The U of O now stands at 251-300 out of 980 universities worldwide, and 12th in Canada. Photo: Tommy Nguyen.
Reading Time: 2 minutes

Times rankings places U of O in lowest ranking to date, 12th overall in Canada

The Times Higher Education (THE) World University Rankings for 2017 were recently published, giving the University of Ottawa its lowest ever performance, between a band of 251-300 out of 980 universities worldwide.

For the fifth year in a row, the U of O has seen a steady drop in its ranking, and this year it has also tied for the 12th place in Canada, down from its previous ranking of 8th in the country.

In 2013, the university achieved a best score of 171. Allan Rock, president of the U of O at the time, called the score “a long way from where we want to be.”

However, the U of O would only fall farther from that target.  Since 2013, the university has received scores of 185, 188, 201-250 and 251-300, respectively.

In the Sept. 26 U of O Board of Governors meeting, president Jacques Frémont said that two other prominent rankings of world universities, Quacquarelli Symonds (QS) and Shanghai, did not show a similar decline in the U of O’s ranking.

Frémont also reported in the meeting that he commissioned Mona Nemer, U of O vice-president of research, to examine the methodology of THE’s rankings and report back.

For one soon-to-be graduate, the news was less than favourable.

Anna Halawa, a fourth-year international management student, said she was disappointed to hear the news. “I had expected (the rank) to either stay the same or improve as I had heard great things about my program.”

As a future alumna, university reputation and pride was also an area of concern.

“Although it wasn’t the most important thing when I started university, it’s more important to me now that I’m graduating,” Halawa explained.

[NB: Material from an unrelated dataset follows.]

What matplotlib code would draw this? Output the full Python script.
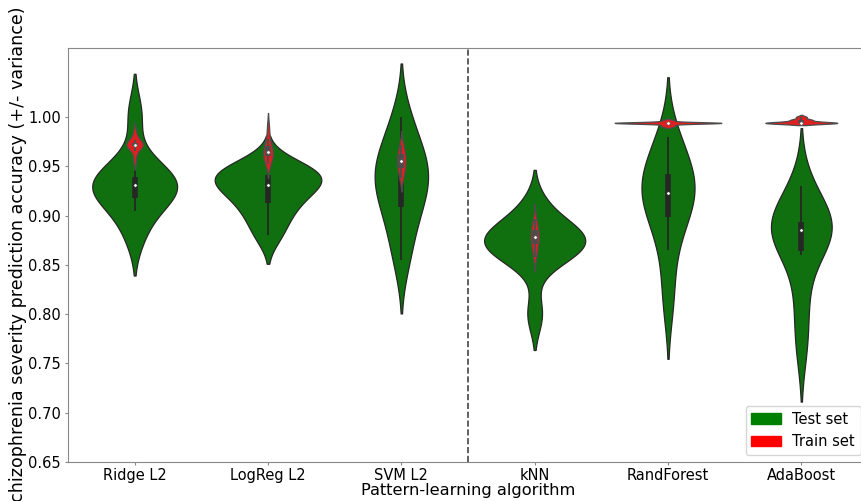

Phil Baty, editor of the Times ranking, told the Ottawa Citizen that with the competitive pressures of up-and-coming universities, especially those in Asia, “universities that merely stand still in their own right will inevitably drop down the rankings.”

The finding raises questions about whether the U of O has stagnated or if it is simply not doing enough comparatively. Baty explained that although the university has seen some improvements in its international outlook score, research and industry income have fallen behind.

This year the university rankings are determined through a set of 13 performance indicators, which are grouped into five weighted areas:

  • teaching (the learning environment), worth 30 per cent
  • research (volume, income, and reputation), worth 30 per cent
  • citations (research influence), worth 30 per cent
  • international outlook (staff, students, and research), worth 7.5 per cent
  • industry income (knowledge transfer), worth 2.5 per cent.  

Despite these criteria, Halawa believes that the grading system is skewed unfairly for the U of O.

“The things that make the university merit a higher ranking are the reasons why I chose to attend the university four years ago. For example, the French Immersion and co-op programs are unique and cool things that should be of more weight.”

Noticeably missing from the criterion is the student experience, which first-year economics student, Priston Monteiro, says has been positive.

“I love the school so far. The school work is reasonable and there is a lot of opportunity for extra-curricular involvement and school spirit … I didn’t think the ranking was a big deal when I made my decision.”

There is some solace for U of O students given its ranking in comparison to that of Carleton University, which currently sits in the band of 501-600.